I am always wary that when people say they want a “secular society” what they really mean is they want state-sponsored atheism. However, it is clear that the real issue in Northern Ireland is not freedom for religious people but freedom from them, and particularly from the type of religious zealots who wish to deprive long oppressed minorities of rights they should long ago have had. The truth is that too many religious people believe they have the right to enforce their views on everyone else and then demand priority, not just equality, for people who happen to share those views. I’m all for defending people’s (indeed my own) right to be religious, but only if they defend the right of others not to be (or to be of a different religion). After all, that is the only way a diverse, secular society can function.


13 thoughts on “Northern Ireland may need a Freedom *from* Conscience Bill

  1. Nail on the head, Ian. The Church of Ireland may have bren disestablished in 1869, but as you precisely demonstrate, church powers are well established in Northern Ireland.

    And see short research article by us:

    Most Europeans think those of us who argue for separation of church and state are secularists or, gasp, atheists, but that is disingenuous. Rather, it’s for everyone to pratice the religion of their choice, without favour.
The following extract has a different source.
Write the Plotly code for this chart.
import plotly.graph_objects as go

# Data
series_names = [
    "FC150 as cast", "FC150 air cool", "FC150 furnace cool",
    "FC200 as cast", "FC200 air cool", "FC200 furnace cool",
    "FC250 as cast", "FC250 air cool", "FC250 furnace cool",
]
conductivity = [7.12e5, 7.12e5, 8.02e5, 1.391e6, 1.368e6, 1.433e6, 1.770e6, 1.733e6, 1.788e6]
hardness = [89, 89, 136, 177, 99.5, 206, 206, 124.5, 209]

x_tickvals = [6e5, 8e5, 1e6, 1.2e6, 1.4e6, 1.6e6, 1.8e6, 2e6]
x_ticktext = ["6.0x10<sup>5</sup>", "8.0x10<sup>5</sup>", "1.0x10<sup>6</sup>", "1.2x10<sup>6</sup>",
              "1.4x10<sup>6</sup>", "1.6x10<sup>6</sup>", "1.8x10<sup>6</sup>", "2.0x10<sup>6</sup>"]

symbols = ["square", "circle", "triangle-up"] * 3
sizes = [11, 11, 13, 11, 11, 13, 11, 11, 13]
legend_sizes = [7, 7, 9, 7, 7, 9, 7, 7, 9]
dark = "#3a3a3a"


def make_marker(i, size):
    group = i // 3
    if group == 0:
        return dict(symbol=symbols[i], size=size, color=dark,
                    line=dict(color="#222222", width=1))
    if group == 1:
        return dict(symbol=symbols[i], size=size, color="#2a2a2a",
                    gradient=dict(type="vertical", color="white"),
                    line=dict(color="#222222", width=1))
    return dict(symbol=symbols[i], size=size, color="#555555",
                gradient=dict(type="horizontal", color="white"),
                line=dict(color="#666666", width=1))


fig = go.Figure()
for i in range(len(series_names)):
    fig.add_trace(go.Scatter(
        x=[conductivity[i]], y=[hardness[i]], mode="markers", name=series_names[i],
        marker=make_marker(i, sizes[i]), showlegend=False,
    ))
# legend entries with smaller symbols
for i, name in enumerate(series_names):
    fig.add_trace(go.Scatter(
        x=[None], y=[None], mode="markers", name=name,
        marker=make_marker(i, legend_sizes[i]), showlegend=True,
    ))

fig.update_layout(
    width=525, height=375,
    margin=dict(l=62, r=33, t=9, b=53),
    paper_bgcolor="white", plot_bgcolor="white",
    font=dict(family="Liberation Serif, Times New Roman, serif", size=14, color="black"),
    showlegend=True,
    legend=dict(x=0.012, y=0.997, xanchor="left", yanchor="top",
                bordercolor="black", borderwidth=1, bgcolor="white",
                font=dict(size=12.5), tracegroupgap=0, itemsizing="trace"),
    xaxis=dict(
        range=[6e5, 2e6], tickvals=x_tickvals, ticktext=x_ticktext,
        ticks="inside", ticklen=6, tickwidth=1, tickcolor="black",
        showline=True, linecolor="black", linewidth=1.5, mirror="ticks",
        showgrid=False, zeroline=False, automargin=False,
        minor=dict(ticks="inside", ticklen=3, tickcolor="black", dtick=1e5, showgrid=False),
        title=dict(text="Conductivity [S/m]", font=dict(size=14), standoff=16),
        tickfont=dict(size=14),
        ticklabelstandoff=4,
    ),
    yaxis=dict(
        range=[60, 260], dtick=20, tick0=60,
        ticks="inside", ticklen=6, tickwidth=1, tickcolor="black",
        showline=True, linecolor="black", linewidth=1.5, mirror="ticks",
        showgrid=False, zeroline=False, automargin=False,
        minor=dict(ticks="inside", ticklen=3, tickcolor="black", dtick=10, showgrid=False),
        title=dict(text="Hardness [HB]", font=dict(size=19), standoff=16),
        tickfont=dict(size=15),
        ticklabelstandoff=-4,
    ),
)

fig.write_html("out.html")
We have a lot of favouritism in Northern Ireland.

  2. Reblogged this on Gyronny Herald and commented:
    Some interesting thoughts from Ian Parsley.

  3. cmckee says:

    good article but you single out catholic schools for some strange reason all schools are paid for by taxes so i don’t see your point here

    • Catholic Schools are specific to one religious denomination. It is odd for a secular society to fund religious schools – others in NI are not so funded – although practically at the moment it is probably the only option.

      State Schools are not nominally religious generally (although my point is that they do compel pupils usually to do RE and they do have Church representation among Governors, to in practice they effectively are).

  4. valeriekerr11 says:

    “I am always wary that when people say they want a “secular society” what they really mean is they want state-sponsored atheism.” Unfair and untrue!
    As Jody Quinn said:
    “He was going so well up to ” secularists want state sponsored atheism “. No, they want what you claim to be in favour of in the same bloody article- the freedom from having religion encroach in every aspect of our lives. Like, you know, secular schools. If this is state sponsored atheism, ian, it seems you are one of its supporters.”
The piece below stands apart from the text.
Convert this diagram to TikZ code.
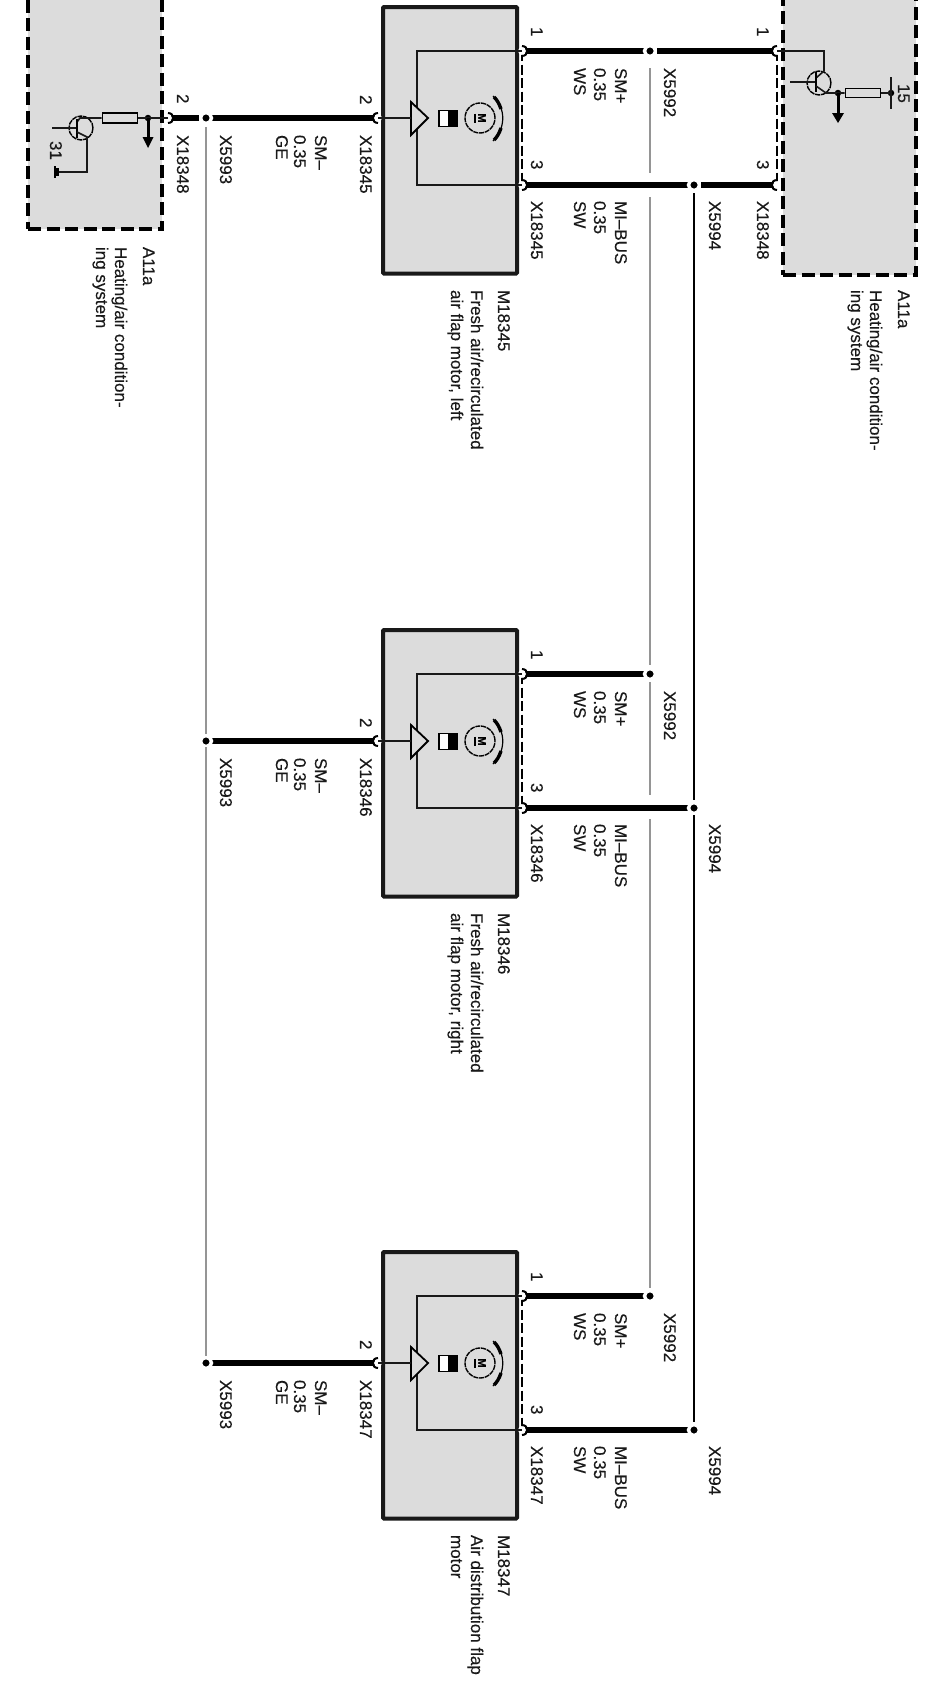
\documentclass[tikz,border=0pt]{standalone}
\usepackage{fontspec}
\setmainfont{Liberation Sans}[FakeBold=0.2]
\definecolor{panel}{HTML}{DCDCDC}
\definecolor{greywire}{HTML}{959595}
\tikzset{
  txt/.style={rotate=-90,anchor=base west,inner sep=0pt,outer sep=0pt,font=\fontsize{17}{20}\selectfont,text=black!90},
  modbox/.style={draw=black!90,fill=panel,line width=4pt,rounded corners=1pt,inner sep=0pt,minimum width=134pt,minimum height=266.5pt},
  ctrlbox/.style={draw=black,fill=panel,line width=3.8pt,dash pattern=on 13pt off 5.5pt,inner sep=0pt},
  thickwire/.style={line width=5.4pt,black},
  thinwire/.style={line width=1.6pt,black!90},
  greyw/.style={line width=2.5pt,greywire},
  busw/.style={line width=2.1pt,black},
  portline/.style={line width=2pt,black},
  dashlink/.style={line width=1.2pt,black,dash pattern=on 10pt off 3.5pt},
  dot/.style={circle,fill=black,draw=white,line width=3.4pt,minimum size=11pt,inner sep=0pt},
  smalldot/.style={circle,fill=black,inner sep=0pt,minimum size=6.5pt},
  res/.style={draw=black,fill=panel,line width=1.7pt,inner sep=0pt,minimum width=35pt,minimum height=10pt},
  trans/.style={circle,draw=black,line width=1.4pt,dash pattern=on 5pt off 0.8pt,inner sep=0pt,minimum size=24pt},
  halfbox/.style={draw=black,line width=1.4pt,fill=white,inner sep=0pt,minimum width=18pt,minimum height=16pt},
  motor/.style={circle,draw=black,line width=1.4pt,dash pattern=on 5pt off 0.8pt,inner sep=0pt,minimum size=30pt},
  tri/.style={draw=black,fill=panel,line width=1.8pt,line join=miter}
}
\newcommand{\portarc}[2]{%
  \fill[white] (#1) circle[radius=4pt];
  \draw[portline] ([shift={(0,-5)}]#1) .. controls ([shift={(#2*7,-5)}]#1) and ([shift={(#2*7,5)}]#1) .. ([shift={(0,5)}]#1);}
\begin{document}
\begin{tikzpicture}[x=1pt,y=-1pt]
\useasboundingbox (0,0) rectangle (951,1697);
% control unit panels
\node[ctrlbox,minimum width=134pt,minimum height=249pt] (aL) at (95,104.5) {};
\node[ctrlbox,minimum width=133pt,minimum height=295pt] (aR) at (849.5,127.5) {};

\foreach \o/\n/\lab/\ta/\tb in {0/1/5/Fresh air\slash recirculated/air flap motor\comma\ left,
                                623/2/6/Fresh air\slash recirculated/air flap motor\comma\ right,
                                1245/3/7/Air distribution flap/motor}{
  \providecommand{\comma}{,}
  \node[modbox] (box\n) at (450,140.25+\o) {};
  \coordinate (pa\n) at (522,51+\o);
  \coordinate (pb\n) at (378,118+\o);
  \coordinate (pc\n) at (522,185+\o);
  \coordinate (ca\n) at (417,51+\o);
  \coordinate (cc\n) at (417,185+\o);
  \coordinate (tc\n) at (411,118+\o);
  \node[dot] (sa\n) at (650,51+\o) {};
  \node[dot] (sc\n) at (694,185+\o) {};
  \node[dot] (sb\n) at (206,118+\o) {};
  % internal wiring
  \draw[thinwire] (pa\n) -- (ca\n) -- (cc\n) -- (pc\n);
  \draw[dashlink] (pa\n) -- (pc\n);
  \draw[tri] (411,102+\o) -- (428,118+\o) -- (411,135+\o) -- cycle;
  \node[halfbox] (hb\n) at (448,118.5+\o) {};
  \fill[black] (448,110.5+\o) rectangle (457,126.5+\o);
  \node[motor] (mot\n) at (480,118+\o) {};
  \node[rotate=-90,inner sep=0pt,font=\bfseries\fontsize{11}{11}\selectfont] (mtxt\n) at (482,118+\o) {M};
  \draw[line width=1.2pt] (475,113.5+\o) -- (475,122.5+\o);
  \draw[line width=1.2pt] (493,96+\o) .. controls (506,108+\o) and (506,128+\o) .. (493,141+\o);
  \draw[line width=3.4pt] (494,97+\o) .. controls (497,100+\o) and (499,103+\o) .. (501,109+\o);
  \draw[line width=3.4pt] (494,140+\o) .. controls (497,137+\o) and (499,134+\o) .. (501,128+\o);
  % harness wires
  \draw[thickwire] (pa\n) -- (sa\n.center);
  \draw[thickwire] (pc\n) -- (sc\n.center);
  \draw[thickwire] (pb\n) -- (sb\n.center);
  \node[dot] at (sa\n) {};
  \node[dot] at (sc\n) {};
  \node[dot] at (sb\n) {};
  \portarc{pa\n}{1}
  \portarc{pc\n}{1}
  \portarc{pb\n}{-1}
  \draw[thinwire] (pa\n) -- (517,51+\o);
  \draw[thinwire] (pc\n) -- (517,185+\o);
  \draw[thinwire] (pb\n) -- (tc\n);
  % labels
  \node[txt] (n1\n) at (531,27+\o) {1};
  \node[txt] (n3\n) at (531,160+\o) {3};
  \node[txt] (n2\n) at (360,95+\o) {2};
  \node[txt] (xa\n) at (531,201+\o) {X1834\lab};
  \node[txt] (xb\n) at (360,135+\o) {X1834\lab};
  \node[txt] (s1\n) at (615,68+\o) {SM+};
  \node[txt] (s2\n) at (594,68+\o) {0.35};
  \node[txt] (s3\n) at (574,68+\o) {WS};
  \node[txt] (m1\n) at (615,201+\o) {MI–BUS};
  \node[txt] (m2\n) at (594,201+\o) {0.35};
  \node[txt] (m3\n) at (574,201+\o) {SW};
  \node[txt] (g1\n) at (315,135+\o) {SM–};
  \node[txt] (g2\n) at (294,135+\o) {0.35};
  \node[txt] (g3\n) at (276,135+\o) {GE};
  \node[txt] (xk\n) at (664,68+\o) {X5992};
  \node[txt] (xm\n) at (709,201+\o) {X5994};
  \node[txt] (xg\n) at (220,135+\o) {X5993};
  \node[txt] (t1\n) at (498,290+\o) {M1834\lab};
  \def\comma{,}
  \node[txt] (t2\n) at (471,290+\o) {\ta};
  \node[txt] (t3\n) at (451,290+\o) {\tb};
}

% grey and black bus lines between the modules
\coordinate (g1a) at (650,68);   \coordinate (g1b) at (650,173);
\coordinate (g1c) at (650,197);  \coordinate (g2a) at (650,665);
\coordinate (g2b) at (650,682);  \coordinate (g2c) at (650,795);
\coordinate (g2d) at (650,819);  \coordinate (g3a) at (650,1288);
\draw[greyw] (g1a) -- (g1b);
\draw[greyw] (g1c) -- (g2a);
\draw[greyw] (g2b) -- (g2c);
\draw[greyw] (g2d) -- (g3a);
\coordinate (b1a) at (206,127);  \coordinate (b2a) at (206,734);
\coordinate (b2b) at (206,747);  \coordinate (b3a) at (206,1356);
\draw[greyw] (b1a) -- (b2a);
\draw[greyw] (b2b) -- (b3a);
\coordinate (k1a) at (694,193);  \coordinate (k2a) at (694,800);
\coordinate (k2b) at (694,815);  \coordinate (k3a) at (694,1422);
\draw[busw] (k1a) -- (k2a);
\draw[busw] (k2b) -- (k3a);

% right control unit
\coordinate (rp1) at (777,51);
\coordinate (rp3) at (777,185);
\draw[dashlink] (rp1) -- (rp3);
\draw[thickwire] (sa1.center) ++(7,0) -- (rp1);
\draw[thickwire] (sc1.center) ++(7,0) -- (rp3);
\portarc{rp1}{-1}
\portarc{rp3}{-1}
\node[trans] (tr) at (819,83) {};
\node[res,minimum width=35pt,minimum height=9pt] (rr) at (863,93) {};
\coordinate (rbar) at (891,93);
\node[smalldot] (rd2) at (838,93) {};
\node[smalldot] (rd3) at (rbar) {};
\draw[thinwire] (rp1) -- (824,51) -- (824,71) -- (816,78);
\draw[thinwire] (790,82) -- (816,82);
\draw[line width=1.8pt] (816,72) -- (816,92);
\draw[thinwire] (816,86) -- (826,93) -- (rr.west);
\draw[thinwire] (rr.east) -- (rbar);
\draw[thinwire] (891,77) -- (891,109);
\draw[line width=3pt] (rd2.center) -- (838,114);
\fill[black] (832,113) -- (844,113) -- (838,123) -- cycle;
\node[txt] (rn1) at (757,27) {1};
\node[txt] (rn3) at (757,160) {3};
\node[txt] (rx) at (757,201) {X18348};
\node[txt] (r15) at (898,84) {15};
\node[txt] (ra1) at (898,290) {A11a};
\node[txt] (ra2) at (870,290) {Heating/air condition-};
\node[txt] (ra3) at (851,290) {ing system};

% left control unit
\coordinate (lp) at (168,118);
\draw[thickwire] (sb1.center) ++(-7,0) -- (lp);
\portarc{lp}{1}
\node[trans] (tl) at (81,128) {};
\node[res] (rl) at (120,118) {};
\node[smalldot] (ld) at (148,118) {};
\draw[thinwire] (lp) -- (rl.east);
\draw[thinwire] (rl.west) -- (80,118) -- (77,122);
\draw[thinwire] (52,128) -- (77,128);
\draw[line width=1.8pt] (77,119) -- (77,138);
\draw[thinwire] (77,132) -- (87,137) -- (87,172) -- (55,172);
\draw[line width=2.2pt] (55,166) -- (55,178);
\fill[black] (55,168) rectangle (59,176);
\draw[line width=3pt] (ld.center) -- (148,138);
\fill[black] (142.5,137) -- (153.5,137) -- (148,148) -- cycle;
\node[txt] (ln2) at (177,94) {2};
\node[txt] (lx) at (177,135) {X18348};
\node[txt] (l31) at (50,141) {31};
\node[txt] (la1) at (143,247) {A11a};
\node[txt] (la2) at (115,247) {Heating/air condition-};
\node[txt] (la3) at (96,247) {ing system};
\end{tikzpicture}
\end{document}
  5. Very interesting, well considered opinion. Thanks for sharing.

  6. Michael Steenson says:

    I personally feel this clause is a rushed response to an issue thats already been blown way out of proportion, however I feel there should be a Conscience clause, just not explicitly for religious reasoning. As businesses should want to generate a profit from which to run, I think its fair to suggest that it doesnt want to reduce custom by rejecting custom, but I feel businesses should be allowed to refuse a product or service on grounds such a sectarianism, racism, homophobia and moral reasoning* (*subject to providing a basis for such clearly on the business premises in order to clearly qualify their position.) Ultimately this will affect the business; those who support their stance will provide custom and those who oppose, can shop elsewhere. I would suggest a freedom from religious people is somewhat throwing the baby out with the bath water- a shared society will thrive on dialogue and maybe some zealots should pay heed to that otherwise they’ll isolate themselves and, in that instance, will solve a multitude of problems, however im assuming there was a hint of irony rather than serious suggestion here.
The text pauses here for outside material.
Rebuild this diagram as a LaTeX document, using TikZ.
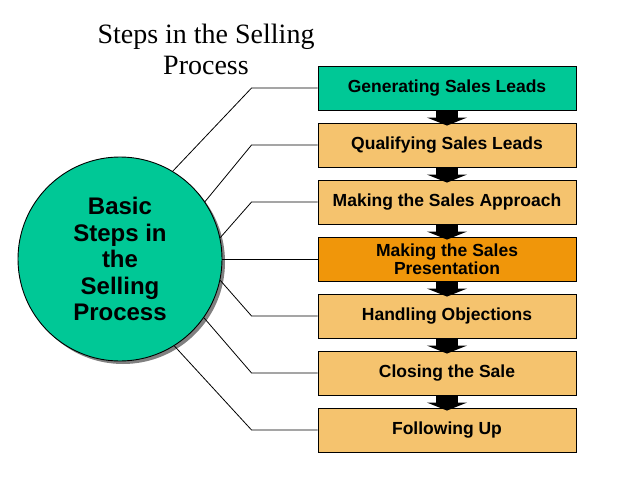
\documentclass[tikz,border=0pt]{standalone}
\usepackage{fontspec}
\setmainfont{Liberation Serif}
\newfontfamily\arialfont{Liberation Sans}
\usetikzlibrary{arrows.meta}
\definecolor{tealg}{RGB}{0,200,150}
\definecolor{lightor}{RGB}{245,195,110}
\definecolor{darkor}{RGB}{240,150,10}
\definecolor{shadowgray}{RGB}{128,128,128}
\begin{document}
\begin{tikzpicture}[x=1pt,y=-1pt,
  stepbox/.style={draw=black, line width=0.9pt, minimum width=258pt, minimum height=44pt,
    inner sep=0pt, align=center, fill=lightor,
    font=\arialfont\bfseries\fontsize{17.5}{18.5}\selectfont},
  conn/.style={draw=black, line width=0.8pt},
  flowarrow/.style={draw=black, line width=22pt, -{Triangle[width=40pt,length=8pt]}},
  bigcircle/.style={circle, minimum size=204pt, inner sep=0pt, align=center}]
\useasboundingbox (0,0) rectangle (638,479);

% boxes
\node[stepbox, fill=tealg] (b1) at (447,88) {Generating Sales Leads};
\node[stepbox] (b2) at (447,145) {Qualifying Sales Leads};
\node[stepbox] (b3) at (447,202) {Making the Sales Approach};
\node[stepbox, fill=darkor] (b4) at (447,259) {Making the Sales\\Presentation};
\node[stepbox] (b5) at (447,316) {Handling Objections};
\node[stepbox] (b6) at (447,373) {Closing the Sale};
\node[stepbox] (b7) at (447,430) {Following Up};

% circle (shadow + main)
\node[bigcircle, fill=shadowgray] (cs) at (123,262) {};
\node[bigcircle, fill=tealg, draw=black, line width=0.9pt,
  font=\arialfont\bfseries\fontsize{24}{26.5}\selectfont] (c) at (120,259)
  {Basic\\Steps in\\the\\Selling\\Process};

% connectors
\draw[conn] (c.59) -- ([xshift=-66pt]b1.west) -- (b1.west);
\draw[conn] (c.34) -- ([xshift=-66pt]b2.west) -- (b2.west);
\draw[conn] (c.12) -- ([xshift=-66pt]b3.west) -- (b3.west);
\draw[conn] (c.0) -- (b4.west);
\draw[conn] (c.-12) -- ([xshift=-66pt]b5.west) -- (b5.west);
\draw[conn] (c.-35) -- ([xshift=-66pt]b6.west) -- (b6.west);
\draw[conn] (c.-58) -- ([xshift=-66pt]b7.west) -- (b7.west);

% flow arrows
\draw[flowarrow] (b1.south) -- ([yshift=-3pt]b2.north);
\draw[flowarrow] (b2.south) -- ([yshift=-3pt]b3.north);
\draw[flowarrow] (b3.south) -- ([yshift=-3pt]b4.north);
\draw[flowarrow] (b4.south) -- ([yshift=-3pt]b5.north);
\draw[flowarrow] (b5.south) -- ([yshift=-3pt]b6.north);
\draw[flowarrow] (b6.south) -- ([yshift=-3pt]b7.north);

% title
\node[align=center, inner sep=0pt, font=\fontsize{28}{31}\selectfont] (title) at (206,49.5)
  {Steps in the Selling\\Process};
\end{tikzpicture}
\end{document}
    Ultimately there are a number of issues raised here that should be considered- I actually dont feel society or church benefits from this cosy position on school boards, I dont see any community benefit of the Orange Order (personally, no benefit at all) and never saw R.E. as providing anything other than a discussion panel for morals and ethics- something I feel should be encouraged to GCSE but lets really call it for what it is.

  7. Andy Eagle says:

    RE. Learning about religions so the other is no longer strange and threatening or religious indoctrination?